→ **WORK TO DO**: Repeat, exactly and only, the lines from the beginning of the data through the line with "Chart.register(...registerables);". Pictures are left out.

+---+

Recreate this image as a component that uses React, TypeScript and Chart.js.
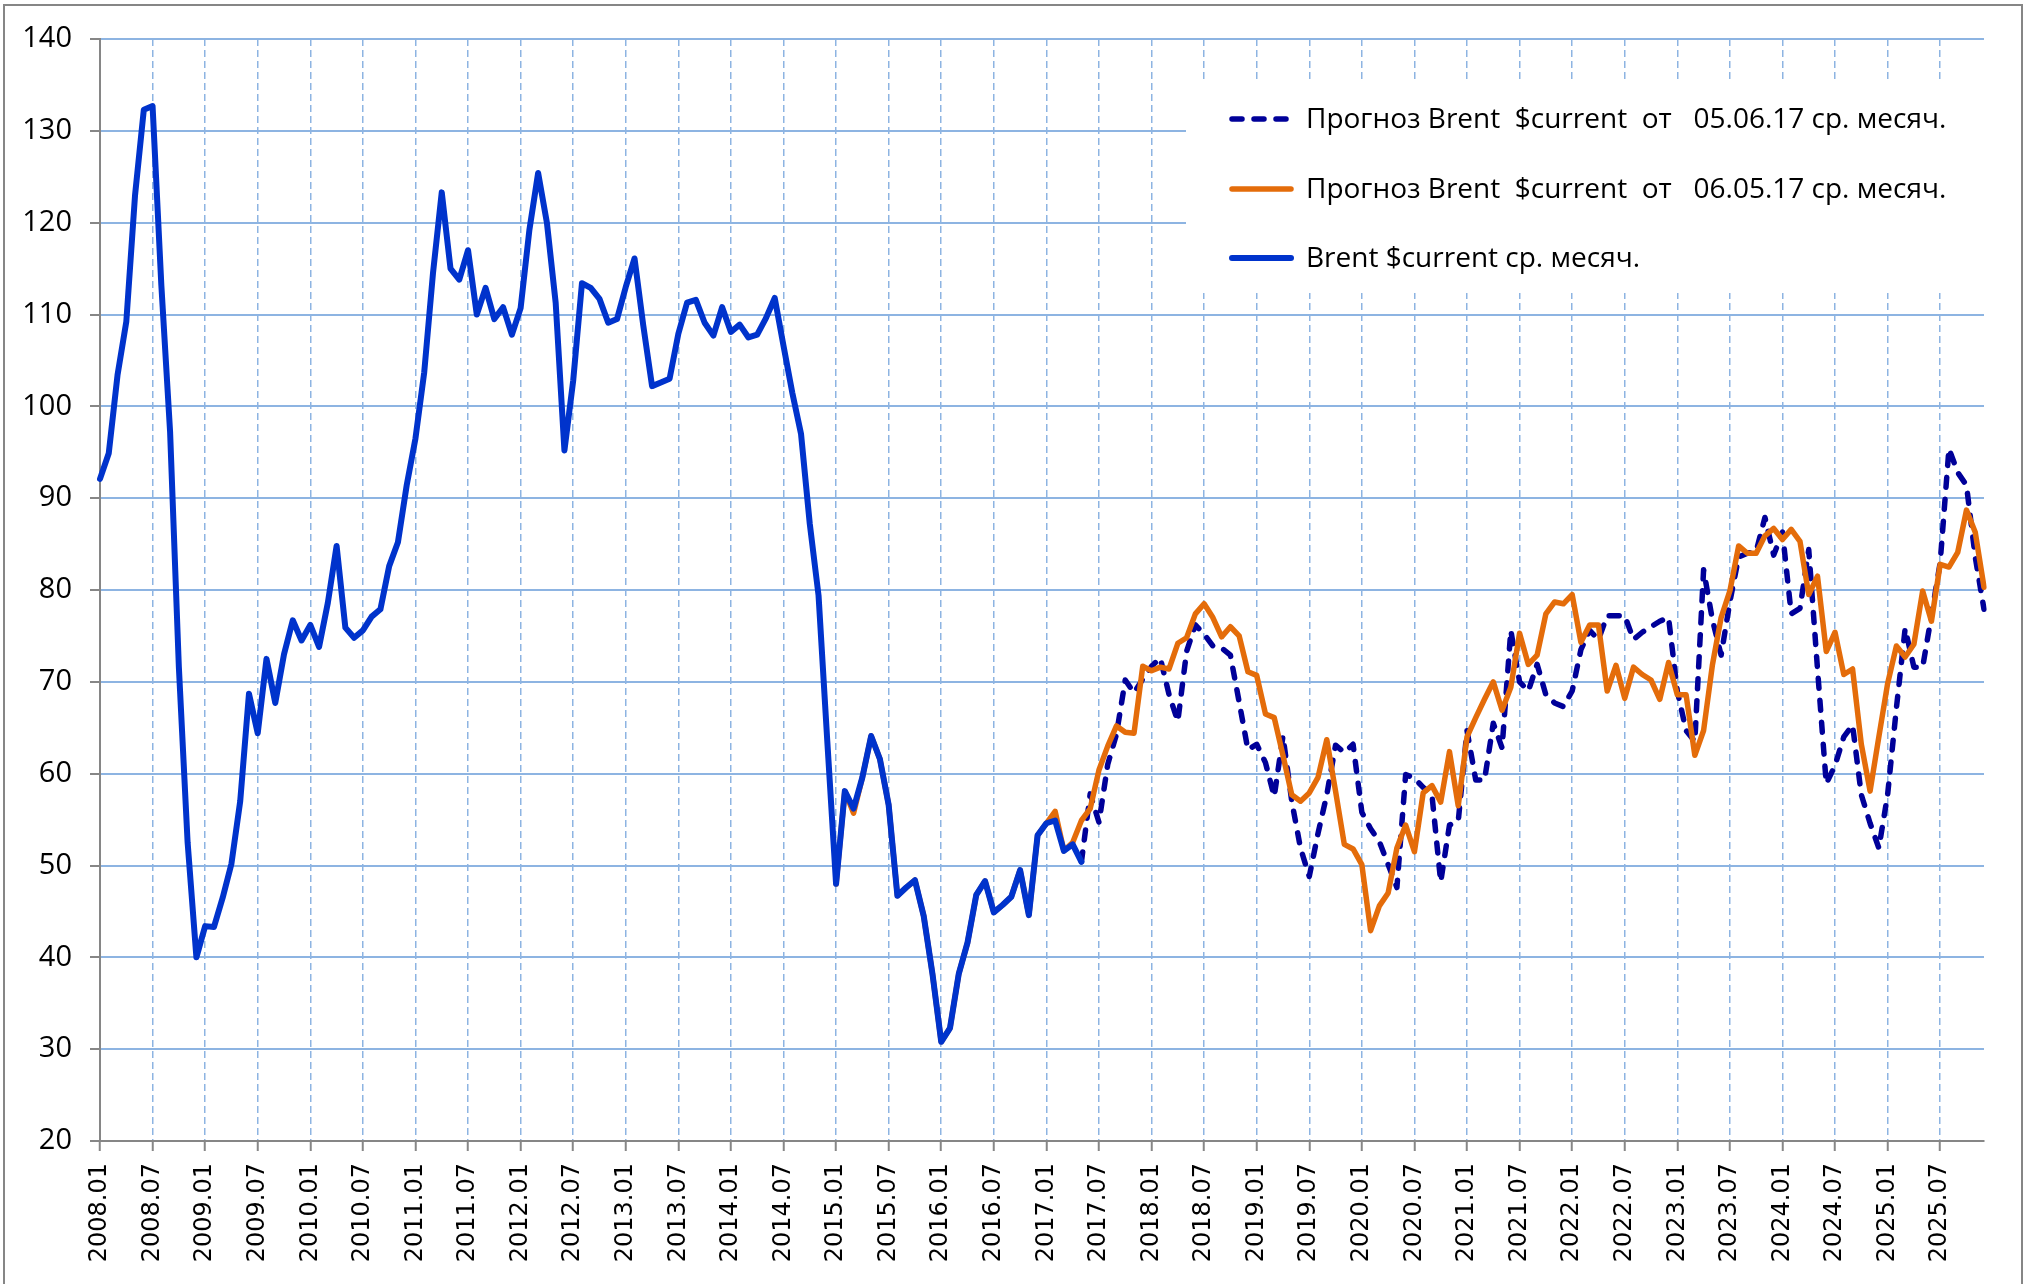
import React, { useEffect, useRef } from 'react';
import { Chart, registerables } from 'chart.js';

Chart.register(...registerables);

// ---------- categories / tick labels ----------
const YEARS = [2008, 2009, 2010, 2011, 2012, 2013, 2014, 2015, 2016, 2017, 2018, 2019, 2020, 2021, 2022, 2023, 2024, 2025];
const MONTHS = ['01', '02', '03', '04', '05', '06', '07', '08', '09', '10', '11', '12'];
const categories: string[] = YEARS.flatMap((y) => MONTHS.map((m) => `${y}.${m}`));
const Y_MIN = 20;
const Y_MAX = 140;
const Y_STEP = 10;

// ---------- series ----------
const LEGEND_ACTUAL = 'Brent $current ср. месяч.';
const LEGEND_F0605 = 'Прогноз Brent  $current  от   06.05.17 ср. месяч.';
const LEGEND_F0506 = 'Прогноз Brent  $current  от   05.06.17 ср. месяч.';

// Brent actual monthly average, from 2008.01
const actualStart = '2008.01';
const brentActual = [
  92.1, 94.9, 103.4, 109.2, 123.0, 132.3, 132.7, 113.2, 97.2, 71.6, 52.5, 40.0,
  43.4, 43.3, 46.5, 50.2, 57.0, 68.7, 64.4, 72.5, 67.7, 73.0, 76.7, 74.5,
  76.2, 73.8, 78.6, 84.8, 75.9, 74.8, 75.6, 77.1, 77.9, 82.6, 85.2, 91.4,
  96.5, 103.7, 114.5, 123.3, 115.0, 113.8, 117.0, 110.0, 112.9, 109.5, 110.8, 107.8,
  110.7, 119.2, 125.4, 120.0, 111.3, 95.2, 102.8, 113.4, 112.9, 111.7, 109.1, 109.5,
  113.0, 116.1, 108.8, 102.2, 102.6, 103.0, 107.9, 111.3, 111.6, 109.1, 107.7, 110.8,
  108.1, 108.9, 107.5, 107.8, 109.6, 111.8, 106.6, 101.5, 97.0, 87.2, 79.4, 63.5,
  48.0, 58.1, 56.2, 59.6, 64.1, 61.6, 56.6, 46.7, 47.6, 48.4, 44.5, 38.2,
  30.8, 32.3, 38.2, 41.6, 46.8, 48.3, 44.9, 45.7, 46.6, 49.5, 44.6, 53.3,
  54.6, 54.9, 51.6, 52.3, 50.4,
];

// Forecast of 06.05.17, from 2015.01
const f0605Start = '2015.01';
const forecast0605 = [
  48.0, 58.1, 55.7, 59.6, 64.1, 61.6, 56.6, 46.7, 47.6, 48.4, 44.5, 38.2,
  30.8, 32.3, 38.2, 41.6, 46.8, 48.3, 44.9, 45.7, 46.6, 49.5, 44.6, 53.3,
  54.6, 55.9, 51.6, 52.5, 54.9, 56.2, 60.4, 63.0, 65.2, 64.5, 64.4, 71.7,
  71.2, 71.6, 71.4, 74.2, 74.8, 77.4, 78.5, 77.0, 74.9, 76.0, 75.0, 71.1,
  70.7, 66.5, 66.1, 62.0, 57.7, 57.0, 57.9, 59.6, 63.7, 58.1, 52.3, 51.8,
  50.1, 42.9, 45.6, 47.0, 51.9, 54.4, 51.5, 57.9, 58.7, 56.9, 62.4, 56.5,
  64.0, 66.1, 68.1, 70.0, 66.9, 69.4, 75.3, 71.9, 72.9, 77.4, 78.7, 78.5,
  79.5, 74.3, 76.2, 76.2, 69.0, 71.8, 68.2, 71.6, 70.8, 70.2, 68.1, 72.1,
  68.6, 68.6, 62.0, 64.7, 71.8, 77.0, 79.9, 84.8, 84.0, 84.0, 85.9, 86.7,
  85.5, 86.6, 85.3, 79.5, 81.5, 73.3, 75.4, 70.8, 71.4, 63.2, 58.1, 64.0,
  69.8, 73.9, 72.7, 74.1, 79.9, 76.6, 82.8, 82.5, 84.1, 88.7, 86.3, 80.3,
];

// Forecast of 05.06.17, from 2017.05
const f0506Start = '2017.05';
const forecast0506 = [
  50.4, 57.8, 54.7, 61.0, 64.3, 70.2, 68.8, 70.3,
  71.7, 72.6, 68.6, 65.7, 73.3, 76.2, 75.2, 73.9, 73.7, 72.9, 67.8, 62.6,
  63.2, 61.2, 57.5, 64.1, 57.0, 51.9, 48.8, 53.5, 57.7, 63.1, 62.3, 63.2,
  55.8, 54.0, 52.6, 50.1, 47.6, 59.9, 59.5, 58.5, 57.7, 48.2, 54.4, 54.8,
  64.7, 59.3, 59.3, 65.5, 62.8, 75.6, 70.0, 69.0, 71.9, 68.6, 67.7, 67.3,
  69.0, 73.5, 75.6, 74.6, 77.2, 77.2, 77.2, 74.6, 75.4, 76.0, 76.6, 77.0,
  69.0, 64.7, 63.5, 82.2, 76.8, 72.9, 78.7, 83.6, 84.0, 84.2, 87.9, 83.8,
  86.3, 77.4, 78.0, 84.4, 71.4, 58.9, 60.9, 64.0, 65.3, 57.7, 54.6, 51.9,
  57.7, 67.1, 75.8, 71.6, 71.6, 77.2, 83.0, 95.4, 92.8, 91.4, 83.6, 77.9,
];

// ---------- styles ----------
const C_ACTUAL = '#0033CC';
const C_F0605 = '#E46C0A';
const C_F0506 = '#000099';
const C_GRID = '#8DB4E2';
const C_AXIS = '#868686';
const DASH_F0506 = [10, 12];

function place(start: string, values: number[]): (number | null)[] {
  const out: (number | null)[] = new Array(categories.length).fill(null);
  const i0 = categories.indexOf(start);
  values.forEach((v, k) => {
    if (i0 + k < out.length) out[i0 + k] = v;
  });
  return out;
}

const legendItems = [
  { label: LEGEND_F0506, color: C_F0506, dash: DASH_F0506, width: 5.5 },
  { label: LEGEND_F0605, color: C_F0605, dash: [] as number[], width: 5.5 },
  { label: LEGEND_ACTUAL, color: C_ACTUAL, dash: [] as number[], width: 6 },
];

const boxLegendPlugin = {
  id: 'boxLegend',
  beforeDatasetsDraw(chart: any) {
    const { ctx, chartArea } = chart;
    ctx.save();
    const bx = 1186;
    const by = 82;
    ctx.fillStyle = '#ffffff';
    ctx.fillRect(bx, by, chartArea.right - bx + 2, 293 - by);
    const rowY = [119, 189, 258];
    legendItems.forEach((it, i) => {
      const y = rowY[i];
      ctx.beginPath();
      ctx.strokeStyle = it.color;
      ctx.lineWidth = it.width;
      ctx.lineCap = 'round';
      ctx.setLineDash(it.dash);
      ctx.moveTo(1232, y);
      ctx.lineTo(1291, y);
      ctx.stroke();
      ctx.setLineDash([]);
      ctx.fillStyle = '#000000';
      ctx.font = '28px "Open Sans"';
      ctx.textBaseline = 'middle';
      ctx.textAlign = 'left';
      ctx.fillText(it.label, 1306, y + 1);
    });
    ctx.restore();
  },
};

const frameBorderPlugin = {
  id: 'frameBorder',
  afterDraw(chart: any) {
    const { ctx } = chart;
    ctx.save();
    ctx.strokeStyle = C_AXIS;
    ctx.lineWidth = 2;
    ctx.strokeRect(4, 5, 2018, 1300);
    ctx.restore();
  },
};

export default function App() {
  const canvasRef = useRef<HTMLCanvasElement | null>(null);

  useEffect(() => {
    if (!canvasRef.current) return;
    const chart = new Chart(canvasRef.current, {
      type: 'line',
      data: {
        labels: categories,
        datasets: [
          {
            label: LEGEND_ACTUAL,
            data: place(actualStart, brentActual),
            borderColor: C_ACTUAL,
            backgroundColor: C_ACTUAL,
            borderWidth: 6,
            pointRadius: 0,
            tension: 0,
            borderJoinStyle: 'round',
            borderCapStyle: 'round',
            spanGaps: false,
          },
          {
            label: LEGEND_F0605,
            data: place(f0605Start, forecast0605),
            borderColor: C_F0605,
            backgroundColor: C_F0605,
            borderWidth: 5.5,
            pointRadius: 0,
            tension: 0,
            borderJoinStyle: 'round',
            borderCapStyle: 'round',
            spanGaps: false,
          },
          {
            label: LEGEND_F0506,
            data: place(f0506Start, forecast0506),
            borderColor: C_F0506,
            backgroundColor: C_F0506,
            borderWidth: 5.5,
            borderDash: DASH_F0506,
            pointRadius: 0,
            tension: 0,
            borderJoinStyle: 'round',
            borderCapStyle: 'round',
            spanGaps: false,
          },
        ],
      },
      options: {
        responsive: false,
        animation: false,
        devicePixelRatio: 1,
        layout: { padding: { top: 39, right: 42, left: 0, bottom: 0 } },
        plugins: {
          legend: { display: false },
          tooltip: { enabled: false },
        },
        scales: {
          x: {
            type: 'category',
            offset: false,
            grid: {
              color: (c: any) => (c.index % 6 === 0 && c.index > 0 ? C_GRID : 'rgba(0,0,0,0)'),
              lineWidth: 1.5,
              tickLength: 10,
              tickWidth: 2,
              tickColor: (c: any) => (c.index % 6 === 0 ? C_AXIS : 'rgba(0,0,0,0)'),
            },
            border: { color: C_AXIS, width: 2, dash: [7, 4] },
            ticks: {
              autoSkip: false,
              maxRotation: 90,
              minRotation: 90,
              padding: 12,
              color: '#000000',
              font: { family: 'DejaVu Sans', size: 24 },
              callback: (_v: any, i: number) => (i % 6 === 0 ? categories[i] : ''),
            },
            afterFit: (s: any) => {
              s.height = 143;
            },
          },
          y: {
            min: Y_MIN,
            max: Y_MAX,
            ticks: {
              stepSize: Y_STEP,
              padding: 18,
              color: '#000000',
              font: { family: 'Open Sans', size: 29 },
            },
            grid: {
              color: (c: any) => (c.tick && c.tick.value === Y_MIN ? C_AXIS : C_GRID),
              lineWidth: 2,
              tickLength: 10,
              tickWidth: 2,
              tickColor: C_AXIS,
            },
            border: { color: C_AXIS, width: 2 },
            afterFit: (s: any) => {
              s.width = 100;
            },
          },
        },
      } as any,
      plugins: [boxLegendPlugin, frameBorderPlugin],
    });
    return () => chart.destroy();
  }, []);

  return (
    <div style={{ position: 'absolute', left: 0, top: 0, width: 2026, height: 1284, background: '#fff', overflow: 'hidden' }}>
      <canvas ref={canvasRef} width={2026} height={1284} style={{ display: 'block' }} />
    </div>
  );
}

+---+

→ **ANSWER TO THIS PROBLEM**:
Recreate this image as a component that uses React, TypeScript and Chart.js.
import React, { useEffect, useRef } from 'react';
import { Chart, registerables } from 'chart.js';

Chart.register(...registerables);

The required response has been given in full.